Dua Kasus Kriminal di Riau Disetop, Jaksa Terapkan Restorative Justice

Pekanbaru – Langkah progresif diambil Kejaksaan Tinggi (Kejati) Riau dengan menghentikan penuntutan terhadap dua perkara pidana melalui pendekatan Restorative Justice (RJ). Keputusan ini disetujui langsung oleh Jaksa Agung Muda Tindak Pidana Umum (JAM Pidum) dalam sidang virtual yang dipimpin Wakajati Riau Rini Hartatie SH., MH., didampingi Aspidum dan jajaran, pada Kamis (20/03/2025).


Kedua perkara yang dihentikan melibatkan kasus kekerasan dalam rumah tangga (KDRT) dan penadahan barang hasil curian.

Kasus Pertama: Emosi Sesaat Berujung Pelaporan

Tersangka Sokhizaro Ziliwu alias Pak Galang terjerat kasus KDRT setelah emosi saat meminta uang rokok kepada istrinya, Natria Zebua alias Mamagalang, pada 3 Februari 2025. Dalam kondisi mabuk, ia marah, menarik rambut istrinya hingga gagang cangkul yang dipegangnya mengenai tangan korban. Tidak hanya itu, ia juga memukul hidung dan mulut istrinya.

Selama 22 tahun pernikahan, ini adalah kali pertama kekerasan terjadi. Korban yang terkejut akhirnya melaporkan peristiwa tersebut ke polisi. Tersangka pun dijerat Pasal 44 Ayat (1) UU No. 23 Tahun 2004 tentang Penghapusan KDRT.

Namun, setelah melalui proses mediasi, korban memaafkan suaminya, dan mereka sepakat berdamai. Melihat faktor ini serta syarat keadilan restoratif yang terpenuhi, jaksa memutuskan untuk menghentikan penuntutan perkara.

Kasus Kedua: Tak Tahu Laptop yang Dijual Adalah Barang Curian

Kasus lain melibatkan M. Soleh alias Soleh, seorang pekerja bengkel di Rokan Hulu. Pada 9 Januari 2025, ia diminta Hermanto Sihotang untuk mencarikan pembeli sebuah laptop HP hitam. Tersangka berhasil menjualnya seharga Rp320.000 dan menerima upah Rp100.000 serta 3 buah durian.

Belakangan, laptop tersebut diketahui hasil curian dari rumah Lambok Parulian Siahaan dan Sri Megawaty Simatupang pada 2 Januari 2025. Meskipun dijerat Pasal 480 KUHP tentang penadahan, penyidik menemukan bahwa tersangka tidak mengetahui asal-usul laptop tersebut. Dengan adanya kesepakatan damai dan pemenuhan syarat RJ, perkara ini juga dihentikan.

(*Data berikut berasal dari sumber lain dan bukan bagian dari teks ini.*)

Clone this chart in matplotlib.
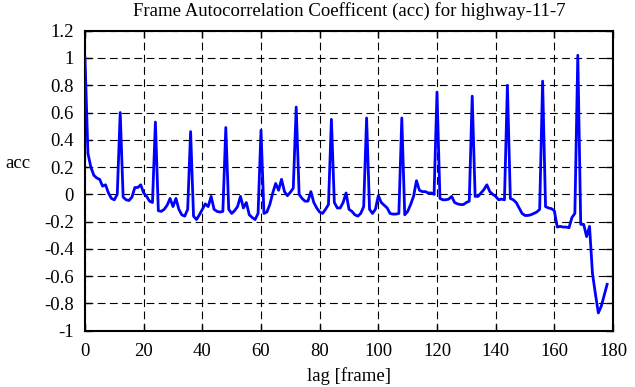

Restorative Justice: Mengutamakan Pemulihan, Bukan Hanya Penghukuman

Penghentian dua perkara ini menjadi bukti nyata penerapan keadilan restoratif di Riau. Wakajati Riau menegaskan bahwa RJ bukan berarti pelaku bebas begitu saja, tetapi lebih pada pemulihan hubungan, pengakuan kesalahan, dan penyelesaian yang lebih adil bagi semua pihak.

Dengan keputusan ini, Kejati Riau menegaskan komitmennya dalam menangani perkara dengan pendekatan yang lebih manusiawi, tanpa mengabaikan hak korban dan prinsip hukum yang berlaku.

Kasipenkum Kejati Riau menambahkan, “Kami berharap pendekatan ini dapat menciptakan harmoni dalam masyarakat dan mengurangi angka kriminalitas yang bisa diselesaikan dengan cara yang lebih bijak.”pungkasnya.